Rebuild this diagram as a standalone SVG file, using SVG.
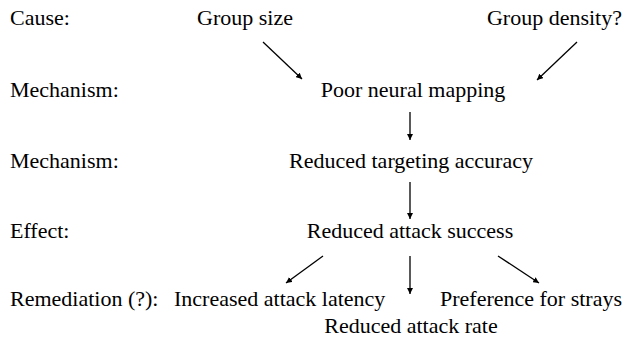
<svg xmlns="http://www.w3.org/2000/svg" width="632" height="361" viewBox="0 0 632 361">
<defs>
<marker id="ah" viewBox="0 0 10 10" refX="10" refY="5" markerWidth="6" markerHeight="6" markerUnits="userSpaceOnUse" orient="auto">
<path d="M0,0 L10,5 L0,10 z" fill="#000"/>
</marker>
</defs>
<rect width="632" height="361" fill="#fff"/>
<g fill="#000" font-size="22">
<g id="labels">
<text style="font-family:'Liberation Serif'" x="10" y="25">Cause:</text>
<text style="font-family:'Liberation Serif'" x="10" y="97">Mechanism:</text>
<text style="font-family:'Liberation Serif'" x="10" y="168">Mechanism:</text>
<text style="font-family:'Liberation Serif'" x="10" y="238">Effect:</text>
<text style="font-family:'Liberation Serif'" x="10" y="306">Remediation (?):</text>
</g>
<g id="n-groupsize"><text style="font-family:'Liberation Serif'" text-anchor="middle" x="245" y="25">Group size</text></g>
<g id="n-groupdensity"><text style="font-family:'Liberation Serif'" text-anchor="end" x="622" y="25">Group density?</text></g>
<g id="n-poorneural"><text style="font-family:'Liberation Serif'" text-anchor="middle" x="413" y="97">Poor neural mapping</text></g>
<g id="n-targeting"><text style="font-family:'Liberation Serif'" text-anchor="middle" x="411" y="168">Reduced targeting accuracy</text></g>
<g id="n-success"><text style="font-family:'Liberation Serif'" text-anchor="middle" x="410" y="238">Reduced attack success</text></g>
<g id="n-latency"><text style="font-family:'Liberation Serif'" x="174" y="306">Increased attack latency</text></g>
<g id="n-strays"><text style="font-family:'Liberation Serif'" text-anchor="end" x="622" y="306">Preference for strays</text></g>
<g id="n-rate"><text style="font-family:'Liberation Serif'" text-anchor="middle" x="411" y="333">Reduced attack rate</text></g>
</g>
<g id="connectors" stroke="#000" stroke-width="1.3">
<line x1="263" y1="42" x2="302" y2="79" marker-end="url(#ah)"/>
<line x1="577" y1="42" x2="537" y2="80" marker-end="url(#ah)"/>
<line x1="410" y1="112" x2="410" y2="140" marker-end="url(#ah)"/>
<line x1="410" y1="182" x2="410" y2="219" marker-end="url(#ah)"/>
<line x1="323" y1="256" x2="286" y2="283" marker-end="url(#ah)"/>
<line x1="410" y1="256" x2="410" y2="294" marker-end="url(#ah)"/>
<line x1="498" y1="256" x2="539" y2="283" marker-end="url(#ah)"/>
</g>
</svg>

════

[TASK BRIEF]
Omit the pictures and give the material again, exactly and in full.

[SOLUTION TO THE EXERCISE]
Rebuild this diagram as a standalone SVG file, using SVG.
<svg xmlns="http://www.w3.org/2000/svg" width="632" height="361" viewBox="0 0 632 361">
<defs>
<marker id="ah" viewBox="0 0 10 10" refX="10" refY="5" markerWidth="6" markerHeight="6" markerUnits="userSpaceOnUse" orient="auto">
<path d="M0,0 L10,5 L0,10 z" fill="#000"/>
</marker>
</defs>
<rect width="632" height="361" fill="#fff"/>
<g fill="#000" font-size="22">
<g id="labels">
<text style="font-family:'Liberation Serif'" x="10" y="25">Cause:</text>
<text style="font-family:'Liberation Serif'" x="10" y="97">Mechanism:</text>
<text style="font-family:'Liberation Serif'" x="10" y="168">Mechanism:</text>
<text style="font-family:'Liberation Serif'" x="10" y="238">Effect:</text>
<text style="font-family:'Liberation Serif'" x="10" y="306">Remediation (?):</text>
</g>
<g id="n-groupsize"><text style="font-family:'Liberation Serif'" text-anchor="middle" x="245" y="25">Group size</text></g>
<g id="n-groupdensity"><text style="font-family:'Liberation Serif'" text-anchor="end" x="622" y="25">Group density?</text></g>
<g id="n-poorneural"><text style="font-family:'Liberation Serif'" text-anchor="middle" x="413" y="97">Poor neural mapping</text></g>
<g id="n-targeting"><text style="font-family:'Liberation Serif'" text-anchor="middle" x="411" y="168">Reduced targeting accuracy</text></g>
<g id="n-success"><text style="font-family:'Liberation Serif'" text-anchor="middle" x="410" y="238">Reduced attack success</text></g>
<g id="n-latency"><text style="font-family:'Liberation Serif'" x="174" y="306">Increased attack latency</text></g>
<g id="n-strays"><text style="font-family:'Liberation Serif'" text-anchor="end" x="622" y="306">Preference for strays</text></g>
<g id="n-rate"><text style="font-family:'Liberation Serif'" text-anchor="middle" x="411" y="333">Reduced attack rate</text></g>
</g>
<g id="connectors" stroke="#000" stroke-width="1.3">
<line x1="263" y1="42" x2="302" y2="79" marker-end="url(#ah)"/>
<line x1="577" y1="42" x2="537" y2="80" marker-end="url(#ah)"/>
<line x1="410" y1="112" x2="410" y2="140" marker-end="url(#ah)"/>
<line x1="410" y1="182" x2="410" y2="219" marker-end="url(#ah)"/>
<line x1="323" y1="256" x2="286" y2="283" marker-end="url(#ah)"/>
<line x1="410" y1="256" x2="410" y2="294" marker-end="url(#ah)"/>
<line x1="498" y1="256" x2="539" y2="283" marker-end="url(#ah)"/>
</g>
</svg>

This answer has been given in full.